(Dataset content)
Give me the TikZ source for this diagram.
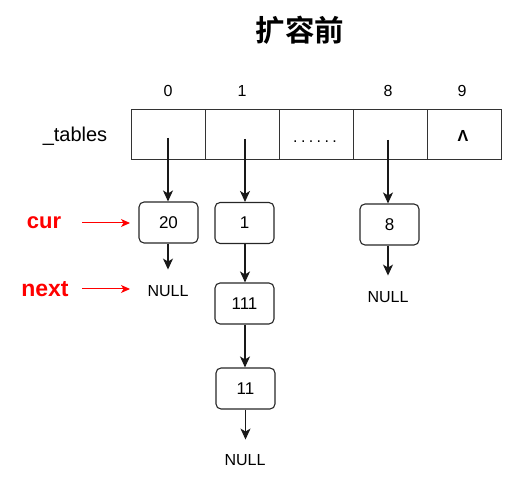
\documentclass[tikz,border=0pt]{standalone}
\usepackage{fontspec}
\setmainfont{Liberation Sans}
\newfontfamily\cjkbold[BoldFont={Noto Sans CJK SC Bold}]{Noto Sans CJK SC}
\usetikzlibrary{arrows.meta}
\begin{document}
\begin{tikzpicture}[x=1pt,y=-1pt,
  cell/.style={draw=black!80,line width=1.1pt,minimum width=74pt,minimum height=50pt,inner sep=0pt,anchor=north west},
  lnode/.style={draw=black!85,line width=1.1pt,rounded corners=5pt,minimum width=59pt,minimum height=41pt,inner sep=0pt,font=\fontsize{17}{20}\selectfont},
  txt/.style={font=\fontsize{16}{19}\selectfont,inner sep=0pt,anchor=base},
  arr/.style={-{Stealth[length=11pt,width=10pt,inset=3pt]},line width=1.2pt,black!90},
  rarr/.style={-{Stealth[length=9pt,width=8pt,inset=2.5pt]},line width=1pt,red},
  redlab/.style={text=red,inner sep=0pt,anchor=base}]
\useasboundingbox (0,0) rectangle (531,478);
\node[font=\cjkbold\bfseries\fontsize{29.5}{32}\selectfont,inner sep=0pt] (title) at (300,30) {扩容前};
% index labels
\node[txt] (i0) at (168,97) {0};
\node[txt] (i1) at (242,97) {1};
\node[txt] (i8) at (388,97) {8};
\node[txt] (i9) at (462,97) {9};
\node[font=\fontsize{20}{24}\selectfont,inner sep=0pt,anchor=base] (tab) at (75,142) {\_tables};
% table cells
\node[cell] (c0) at (131,109) {};
\node[cell] (c1) at (205,109) {};
\node[cell] (c2) at (279,109) {};
\node[cell] (c8) at (353,109) {};
\node[cell] (c9) at (427,109) {};
\node[font=\fontsize{16}{19}\selectfont,inner sep=0pt,anchor=base] (dots) at (315,143) {.\kern3.4pt.\kern3.4pt.\kern3.4pt.\kern3.4pt.\kern3.4pt.};
\node[font=\bfseries\fontsize{16}{19}\selectfont,inner sep=0pt] (wedge) at (463,136) {Λ};
% inner start points
\coordinate (s0) at (168,138);
\coordinate (s1) at (245,139);
\coordinate (s8) at (388,140);
% list nodes
\node[lnode] (n20) at (168.5,222.5) {20};
\node[lnode] (n1) at (244.5,223) {1};
\node[lnode] (n8) at (389.5,224.5) {8};
\node[lnode] (n111) at (244.5,303.5) {111};
\node[lnode] (n11) at (245.5,388.5) {11};
% NULLs
\node[txt] (null0) at (168,297) {NULL};
\node[txt] (null8) at (388,303) {NULL};
\node[txt] (null11) at (245,466) {NULL};
% arrows
\draw[arr] (s0) -- (n20.north -| s0);
\draw[arr] (s1) -- (n1.north -| s1);
\draw[arr] (s8) -- (n8.north -| s8);
\draw[arr] (n20.south -| s0) -- ++(0,26);
\draw[arr] (n1.south -| s1) -- (n111.north -| s1);
\draw[arr] (n111.south -| s1) -- (n11.north -| s1);
\draw[arr] (n11.south) -- ++(0,30);
\draw[arr] (n8.south -| s8) -- ++(0,30);
% red labels
\node[redlab,font=\bfseries\fontsize{22}{26}\selectfont] (cur) at (44,229) {cur};
\node[redlab,font=\bfseries\fontsize{23}{27}\selectfont] (next) at (45,297) {next};
\coordinate (curS) at (82,223);
\coordinate (curE) at (130,223);
\coordinate (nextS) at (82,289);
\coordinate (nextE) at (130,289);
\draw[rarr] (curS) -- (curE);
\draw[rarr] (nextS) -- (nextE);
\end{tikzpicture}
\end{document}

(Your goal)
Output an exact copy of the material, with the pictures removed.

(Exercise output)
Give me the TikZ source for this diagram.
\documentclass[tikz,border=0pt]{standalone}
\usepackage{fontspec}
\setmainfont{Liberation Sans}
\newfontfamily\cjkbold[BoldFont={Noto Sans CJK SC Bold}]{Noto Sans CJK SC}
\usetikzlibrary{arrows.meta}
\begin{document}
\begin{tikzpicture}[x=1pt,y=-1pt,
  cell/.style={draw=black!80,line width=1.1pt,minimum width=74pt,minimum height=50pt,inner sep=0pt,anchor=north west},
  lnode/.style={draw=black!85,line width=1.1pt,rounded corners=5pt,minimum width=59pt,minimum height=41pt,inner sep=0pt,font=\fontsize{17}{20}\selectfont},
  txt/.style={font=\fontsize{16}{19}\selectfont,inner sep=0pt,anchor=base},
  arr/.style={-{Stealth[length=11pt,width=10pt,inset=3pt]},line width=1.2pt,black!90},
  rarr/.style={-{Stealth[length=9pt,width=8pt,inset=2.5pt]},line width=1pt,red},
  redlab/.style={text=red,inner sep=0pt,anchor=base}]
\useasboundingbox (0,0) rectangle (531,478);
\node[font=\cjkbold\bfseries\fontsize{29.5}{32}\selectfont,inner sep=0pt] (title) at (300,30) {扩容前};
% index labels
\node[txt] (i0) at (168,97) {0};
\node[txt] (i1) at (242,97) {1};
\node[txt] (i8) at (388,97) {8};
\node[txt] (i9) at (462,97) {9};
\node[font=\fontsize{20}{24}\selectfont,inner sep=0pt,anchor=base] (tab) at (75,142) {\_tables};
% table cells
\node[cell] (c0) at (131,109) {};
\node[cell] (c1) at (205,109) {};
\node[cell] (c2) at (279,109) {};
\node[cell] (c8) at (353,109) {};
\node[cell] (c9) at (427,109) {};
\node[font=\fontsize{16}{19}\selectfont,inner sep=0pt,anchor=base] (dots) at (315,143) {.\kern3.4pt.\kern3.4pt.\kern3.4pt.\kern3.4pt.\kern3.4pt.};
\node[font=\bfseries\fontsize{16}{19}\selectfont,inner sep=0pt] (wedge) at (463,136) {Λ};
% inner start points
\coordinate (s0) at (168,138);
\coordinate (s1) at (245,139);
\coordinate (s8) at (388,140);
% list nodes
\node[lnode] (n20) at (168.5,222.5) {20};
\node[lnode] (n1) at (244.5,223) {1};
\node[lnode] (n8) at (389.5,224.5) {8};
\node[lnode] (n111) at (244.5,303.5) {111};
\node[lnode] (n11) at (245.5,388.5) {11};
% NULLs
\node[txt] (null0) at (168,297) {NULL};
\node[txt] (null8) at (388,303) {NULL};
\node[txt] (null11) at (245,466) {NULL};
% arrows
\draw[arr] (s0) -- (n20.north -| s0);
\draw[arr] (s1) -- (n1.north -| s1);
\draw[arr] (s8) -- (n8.north -| s8);
\draw[arr] (n20.south -| s0) -- ++(0,26);
\draw[arr] (n1.south -| s1) -- (n111.north -| s1);
\draw[arr] (n111.south -| s1) -- (n11.north -| s1);
\draw[arr] (n11.south) -- ++(0,30);
\draw[arr] (n8.south -| s8) -- ++(0,30);
% red labels
\node[redlab,font=\bfseries\fontsize{22}{26}\selectfont] (cur) at (44,229) {cur};
\node[redlab,font=\bfseries\fontsize{23}{27}\selectfont] (next) at (45,297) {next};
\coordinate (curS) at (82,223);
\coordinate (curE) at (130,223);
\coordinate (nextS) at (82,289);
\coordinate (nextE) at (130,289);
\draw[rarr] (curS) -- (curE);
\draw[rarr] (nextS) -- (nextE);
\end{tikzpicture}
\end{document}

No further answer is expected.